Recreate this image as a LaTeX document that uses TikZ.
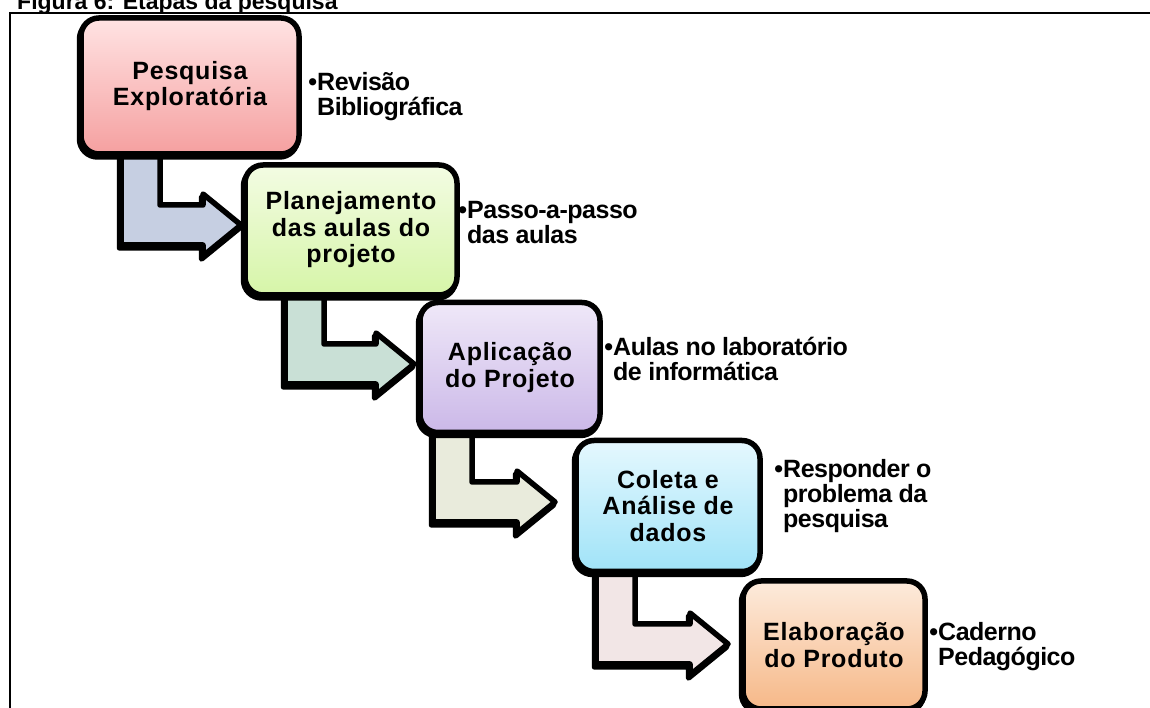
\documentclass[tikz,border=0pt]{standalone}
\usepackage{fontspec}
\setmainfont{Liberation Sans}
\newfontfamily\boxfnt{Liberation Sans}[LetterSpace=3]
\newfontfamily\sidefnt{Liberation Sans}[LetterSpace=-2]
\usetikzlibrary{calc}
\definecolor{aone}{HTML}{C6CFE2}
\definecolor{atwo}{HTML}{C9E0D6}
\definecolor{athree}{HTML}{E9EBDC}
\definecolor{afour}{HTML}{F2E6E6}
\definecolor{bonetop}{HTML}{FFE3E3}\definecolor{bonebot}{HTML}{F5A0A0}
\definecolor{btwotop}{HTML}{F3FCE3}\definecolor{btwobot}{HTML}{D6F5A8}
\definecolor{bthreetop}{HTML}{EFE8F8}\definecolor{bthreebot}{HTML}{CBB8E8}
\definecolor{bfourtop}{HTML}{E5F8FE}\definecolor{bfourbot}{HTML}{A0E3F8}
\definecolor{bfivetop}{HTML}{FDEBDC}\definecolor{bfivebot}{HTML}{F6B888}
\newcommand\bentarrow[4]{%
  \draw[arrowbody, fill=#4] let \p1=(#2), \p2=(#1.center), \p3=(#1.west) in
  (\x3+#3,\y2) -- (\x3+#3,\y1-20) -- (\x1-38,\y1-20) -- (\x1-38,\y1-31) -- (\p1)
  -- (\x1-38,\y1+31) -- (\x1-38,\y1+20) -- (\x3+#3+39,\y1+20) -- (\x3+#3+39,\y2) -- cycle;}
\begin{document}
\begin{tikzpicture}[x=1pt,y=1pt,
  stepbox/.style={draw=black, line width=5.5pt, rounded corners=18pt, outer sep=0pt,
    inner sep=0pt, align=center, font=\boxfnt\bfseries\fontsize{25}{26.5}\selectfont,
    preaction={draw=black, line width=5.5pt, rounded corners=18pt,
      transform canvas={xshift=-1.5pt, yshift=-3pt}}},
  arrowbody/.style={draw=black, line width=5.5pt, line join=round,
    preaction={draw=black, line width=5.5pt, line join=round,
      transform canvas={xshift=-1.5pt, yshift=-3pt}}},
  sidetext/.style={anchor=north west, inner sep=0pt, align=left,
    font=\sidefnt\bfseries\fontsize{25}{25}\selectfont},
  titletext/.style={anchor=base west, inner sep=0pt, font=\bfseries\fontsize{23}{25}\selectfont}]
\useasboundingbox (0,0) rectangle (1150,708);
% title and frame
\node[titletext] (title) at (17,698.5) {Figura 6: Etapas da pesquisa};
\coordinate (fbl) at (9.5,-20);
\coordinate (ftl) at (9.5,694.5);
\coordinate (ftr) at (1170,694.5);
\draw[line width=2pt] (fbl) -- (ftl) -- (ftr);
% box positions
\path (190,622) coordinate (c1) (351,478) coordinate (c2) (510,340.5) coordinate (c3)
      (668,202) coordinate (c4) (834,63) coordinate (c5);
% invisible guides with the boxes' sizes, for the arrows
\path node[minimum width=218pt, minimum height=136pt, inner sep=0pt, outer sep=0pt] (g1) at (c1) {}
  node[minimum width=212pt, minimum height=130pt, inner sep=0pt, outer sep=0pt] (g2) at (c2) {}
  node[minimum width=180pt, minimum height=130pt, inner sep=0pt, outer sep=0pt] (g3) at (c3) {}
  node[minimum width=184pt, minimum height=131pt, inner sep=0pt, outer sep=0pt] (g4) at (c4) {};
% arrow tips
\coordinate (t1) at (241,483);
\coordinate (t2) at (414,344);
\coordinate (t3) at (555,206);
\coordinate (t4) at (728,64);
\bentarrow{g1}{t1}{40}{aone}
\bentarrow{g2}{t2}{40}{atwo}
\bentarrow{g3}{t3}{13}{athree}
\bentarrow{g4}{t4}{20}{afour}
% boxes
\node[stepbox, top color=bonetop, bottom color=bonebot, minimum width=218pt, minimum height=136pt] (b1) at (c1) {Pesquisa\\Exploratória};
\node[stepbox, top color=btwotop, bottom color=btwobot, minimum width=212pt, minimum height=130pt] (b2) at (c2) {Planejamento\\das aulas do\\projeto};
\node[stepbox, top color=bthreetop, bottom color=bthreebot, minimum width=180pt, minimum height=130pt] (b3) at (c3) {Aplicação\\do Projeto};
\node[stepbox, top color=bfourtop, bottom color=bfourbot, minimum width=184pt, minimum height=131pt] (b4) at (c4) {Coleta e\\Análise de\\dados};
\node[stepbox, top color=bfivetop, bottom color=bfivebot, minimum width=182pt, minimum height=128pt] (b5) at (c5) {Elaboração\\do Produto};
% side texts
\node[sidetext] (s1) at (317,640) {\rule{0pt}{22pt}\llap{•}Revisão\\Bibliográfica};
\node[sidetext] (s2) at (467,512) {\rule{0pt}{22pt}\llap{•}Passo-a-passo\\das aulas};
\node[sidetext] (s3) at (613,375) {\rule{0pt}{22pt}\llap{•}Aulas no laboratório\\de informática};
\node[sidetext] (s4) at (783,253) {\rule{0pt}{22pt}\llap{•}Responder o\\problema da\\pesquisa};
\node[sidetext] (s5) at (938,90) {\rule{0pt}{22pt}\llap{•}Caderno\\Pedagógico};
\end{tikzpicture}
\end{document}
═══
EXERCISE
Working from the material above, transcribe it exactly while omitting pictures.

FINISHED ANSWER
Recreate this image as a LaTeX document that uses TikZ.
\documentclass[tikz,border=0pt]{standalone}
\usepackage{fontspec}
\setmainfont{Liberation Sans}
\newfontfamily\boxfnt{Liberation Sans}[LetterSpace=3]
\newfontfamily\sidefnt{Liberation Sans}[LetterSpace=-2]
\usetikzlibrary{calc}
\definecolor{aone}{HTML}{C6CFE2}
\definecolor{atwo}{HTML}{C9E0D6}
\definecolor{athree}{HTML}{E9EBDC}
\definecolor{afour}{HTML}{F2E6E6}
\definecolor{bonetop}{HTML}{FFE3E3}\definecolor{bonebot}{HTML}{F5A0A0}
\definecolor{btwotop}{HTML}{F3FCE3}\definecolor{btwobot}{HTML}{D6F5A8}
\definecolor{bthreetop}{HTML}{EFE8F8}\definecolor{bthreebot}{HTML}{CBB8E8}
\definecolor{bfourtop}{HTML}{E5F8FE}\definecolor{bfourbot}{HTML}{A0E3F8}
\definecolor{bfivetop}{HTML}{FDEBDC}\definecolor{bfivebot}{HTML}{F6B888}
\newcommand\bentarrow[4]{%
  \draw[arrowbody, fill=#4] let \p1=(#2), \p2=(#1.center), \p3=(#1.west) in
  (\x3+#3,\y2) -- (\x3+#3,\y1-20) -- (\x1-38,\y1-20) -- (\x1-38,\y1-31) -- (\p1)
  -- (\x1-38,\y1+31) -- (\x1-38,\y1+20) -- (\x3+#3+39,\y1+20) -- (\x3+#3+39,\y2) -- cycle;}
\begin{document}
\begin{tikzpicture}[x=1pt,y=1pt,
  stepbox/.style={draw=black, line width=5.5pt, rounded corners=18pt, outer sep=0pt,
    inner sep=0pt, align=center, font=\boxfnt\bfseries\fontsize{25}{26.5}\selectfont,
    preaction={draw=black, line width=5.5pt, rounded corners=18pt,
      transform canvas={xshift=-1.5pt, yshift=-3pt}}},
  arrowbody/.style={draw=black, line width=5.5pt, line join=round,
    preaction={draw=black, line width=5.5pt, line join=round,
      transform canvas={xshift=-1.5pt, yshift=-3pt}}},
  sidetext/.style={anchor=north west, inner sep=0pt, align=left,
    font=\sidefnt\bfseries\fontsize{25}{25}\selectfont},
  titletext/.style={anchor=base west, inner sep=0pt, font=\bfseries\fontsize{23}{25}\selectfont}]
\useasboundingbox (0,0) rectangle (1150,708);
% title and frame
\node[titletext] (title) at (17,698.5) {Figura 6: Etapas da pesquisa};
\coordinate (fbl) at (9.5,-20);
\coordinate (ftl) at (9.5,694.5);
\coordinate (ftr) at (1170,694.5);
\draw[line width=2pt] (fbl) -- (ftl) -- (ftr);
% box positions
\path (190,622) coordinate (c1) (351,478) coordinate (c2) (510,340.5) coordinate (c3)
      (668,202) coordinate (c4) (834,63) coordinate (c5);
% invisible guides with the boxes' sizes, for the arrows
\path node[minimum width=218pt, minimum height=136pt, inner sep=0pt, outer sep=0pt] (g1) at (c1) {}
  node[minimum width=212pt, minimum height=130pt, inner sep=0pt, outer sep=0pt] (g2) at (c2) {}
  node[minimum width=180pt, minimum height=130pt, inner sep=0pt, outer sep=0pt] (g3) at (c3) {}
  node[minimum width=184pt, minimum height=131pt, inner sep=0pt, outer sep=0pt] (g4) at (c4) {};
% arrow tips
\coordinate (t1) at (241,483);
\coordinate (t2) at (414,344);
\coordinate (t3) at (555,206);
\coordinate (t4) at (728,64);
\bentarrow{g1}{t1}{40}{aone}
\bentarrow{g2}{t2}{40}{atwo}
\bentarrow{g3}{t3}{13}{athree}
\bentarrow{g4}{t4}{20}{afour}
% boxes
\node[stepbox, top color=bonetop, bottom color=bonebot, minimum width=218pt, minimum height=136pt] (b1) at (c1) {Pesquisa\\Exploratória};
\node[stepbox, top color=btwotop, bottom color=btwobot, minimum width=212pt, minimum height=130pt] (b2) at (c2) {Planejamento\\das aulas do\\projeto};
\node[stepbox, top color=bthreetop, bottom color=bthreebot, minimum width=180pt, minimum height=130pt] (b3) at (c3) {Aplicação\\do Projeto};
\node[stepbox, top color=bfourtop, bottom color=bfourbot, minimum width=184pt, minimum height=131pt] (b4) at (c4) {Coleta e\\Análise de\\dados};
\node[stepbox, top color=bfivetop, bottom color=bfivebot, minimum width=182pt, minimum height=128pt] (b5) at (c5) {Elaboração\\do Produto};
% side texts
\node[sidetext] (s1) at (317,640) {\rule{0pt}{22pt}\llap{•}Revisão\\Bibliográfica};
\node[sidetext] (s2) at (467,512) {\rule{0pt}{22pt}\llap{•}Passo-a-passo\\das aulas};
\node[sidetext] (s3) at (613,375) {\rule{0pt}{22pt}\llap{•}Aulas no laboratório\\de informática};
\node[sidetext] (s4) at (783,253) {\rule{0pt}{22pt}\llap{•}Responder o\\problema da\\pesquisa};
\node[sidetext] (s5) at (938,90) {\rule{0pt}{22pt}\llap{•}Caderno\\Pedagógico};
\end{tikzpicture}
\end{document}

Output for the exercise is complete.